▼

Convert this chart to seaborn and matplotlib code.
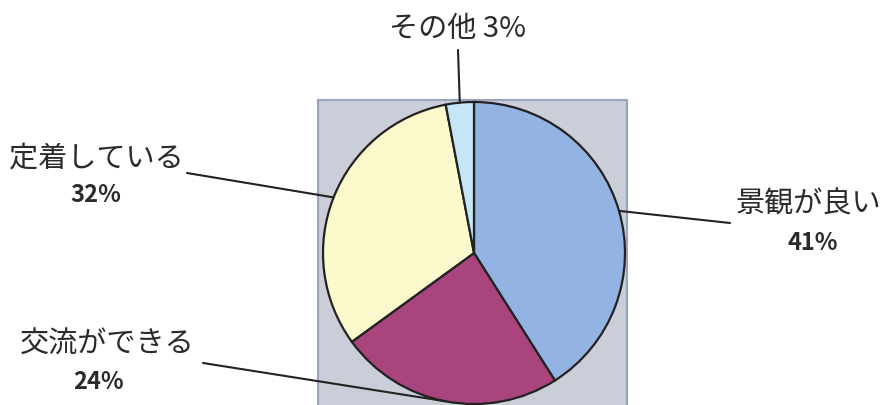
import matplotlib.pyplot as plt
import seaborn as sns
import numpy as np

# data
labels = ['景観が良い', '交流ができる', '定着している', 'その他']
values = [41, 24, 32, 3]
colors = ['#93b3e3', '#a9457c', '#fcf9cc', '#c4e6f6']

# label text centres (image pixels) and leader line ends (image pixels)
text_pos = [(809, 205), (107, 345), (96, 158), (458, 29)]
pct_pos = [(813, 243), (98, 382), (96, 195), None]
line_end = [(730, 223), (203, 363), (187, 173), (458, 50)]

sns.set_theme(style="white")
plt.rcParams['font.family'] = ['Noto Sans CJK JP', 'DejaVu Sans']

W, H = 893, 405
fig = plt.figure(figsize=(W / 100, H / 100), dpi=100)

# plot area background
bg = fig.add_axes([318 / W, -0.05, 309 / W, (405 - 100) / H + 0.05])
bg.set_facecolor('#c9ced9')
bg.set_xticks([])
bg.set_yticks([])
for s in bg.spines.values():
    s.set_color('#9aa3bd')
    s.set_linewidth(1.5)

cx, cy, r = 474, 253, 151
ax = fig.add_axes([(cx - r) / W, (H - cy - r) / H, 2 * r / W, 2 * r / H])
wedges, _ = ax.pie(values, colors=colors, startangle=90, counterclock=False,
                   radius=1, wedgeprops=dict(edgecolor='#222222', linewidth=1.6))
ax.set_xlim(-1, 1)
ax.set_ylim(-1, 1)
ax.axis('off')

txt_color = '#2b2b2b'
for i, w in enumerate(wedges):
    mid = np.deg2rad((w.theta1 + w.theta2) / 2)
    x, y = np.cos(mid), np.sin(mid)
    ex, ey = line_end[i]
    ax.annotate('', xy=(x, y), xycoords='data',
                xytext=(ex, H - ey), textcoords='figure pixels',
                arrowprops=dict(arrowstyle='-', color='#222222', lw=1.5,
                                shrinkA=0, shrinkB=0))
    tx, ty = text_pos[i]
    if pct_pos[i] is None:
        fig.text(tx / W, 1 - ty / H, f'{labels[i]} {values[i]}%', ha='center', va='center',
                 fontsize=21, color=txt_color)
    else:
        fig.text(tx / W, 1 - ty / H, labels[i], ha='center', va='center',
                 fontsize=21, color=txt_color)
        px, py = pct_pos[i]
        fig.text(px / W, 1 - py / H, f'{values[i]}%', ha='center', va='center',
                 fontsize=17, fontweight='bold', color=txt_color)

fig.savefig('out.png', dpi=100)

▲

_Instructions for the task_
Repeat the data exactly, excluding the pictures.

_Written solution_
Convert this chart to seaborn and matplotlib code.
import matplotlib.pyplot as plt
import seaborn as sns
import numpy as np

# data
labels = ['景観が良い', '交流ができる', '定着している', 'その他']
values = [41, 24, 32, 3]
colors = ['#93b3e3', '#a9457c', '#fcf9cc', '#c4e6f6']

# label text centres (image pixels) and leader line ends (image pixels)
text_pos = [(809, 205), (107, 345), (96, 158), (458, 29)]
pct_pos = [(813, 243), (98, 382), (96, 195), None]
line_end = [(730, 223), (203, 363), (187, 173), (458, 50)]

sns.set_theme(style="white")
plt.rcParams['font.family'] = ['Noto Sans CJK JP', 'DejaVu Sans']

W, H = 893, 405
fig = plt.figure(figsize=(W / 100, H / 100), dpi=100)

# plot area background
bg = fig.add_axes([318 / W, -0.05, 309 / W, (405 - 100) / H + 0.05])
bg.set_facecolor('#c9ced9')
bg.set_xticks([])
bg.set_yticks([])
for s in bg.spines.values():
    s.set_color('#9aa3bd')
    s.set_linewidth(1.5)

cx, cy, r = 474, 253, 151
ax = fig.add_axes([(cx - r) / W, (H - cy - r) / H, 2 * r / W, 2 * r / H])
wedges, _ = ax.pie(values, colors=colors, startangle=90, counterclock=False,
                   radius=1, wedgeprops=dict(edgecolor='#222222', linewidth=1.6))
ax.set_xlim(-1, 1)
ax.set_ylim(-1, 1)
ax.axis('off')

txt_color = '#2b2b2b'
for i, w in enumerate(wedges):
    mid = np.deg2rad((w.theta1 + w.theta2) / 2)
    x, y = np.cos(mid), np.sin(mid)
    ex, ey = line_end[i]
    ax.annotate('', xy=(x, y), xycoords='data',
                xytext=(ex, H - ey), textcoords='figure pixels',
                arrowprops=dict(arrowstyle='-', color='#222222', lw=1.5,
                                shrinkA=0, shrinkB=0))
    tx, ty = text_pos[i]
    if pct_pos[i] is None:
        fig.text(tx / W, 1 - ty / H, f'{labels[i]} {values[i]}%', ha='center', va='center',
                 fontsize=21, color=txt_color)
    else:
        fig.text(tx / W, 1 - ty / H, labels[i], ha='center', va='center',
                 fontsize=21, color=txt_color)
        px, py = pct_pos[i]
        fig.text(px / W, 1 - py / H, f'{values[i]}%', ha='center', va='center',
                 fontsize=17, fontweight='bold', color=txt_color)

fig.savefig('out.png', dpi=100)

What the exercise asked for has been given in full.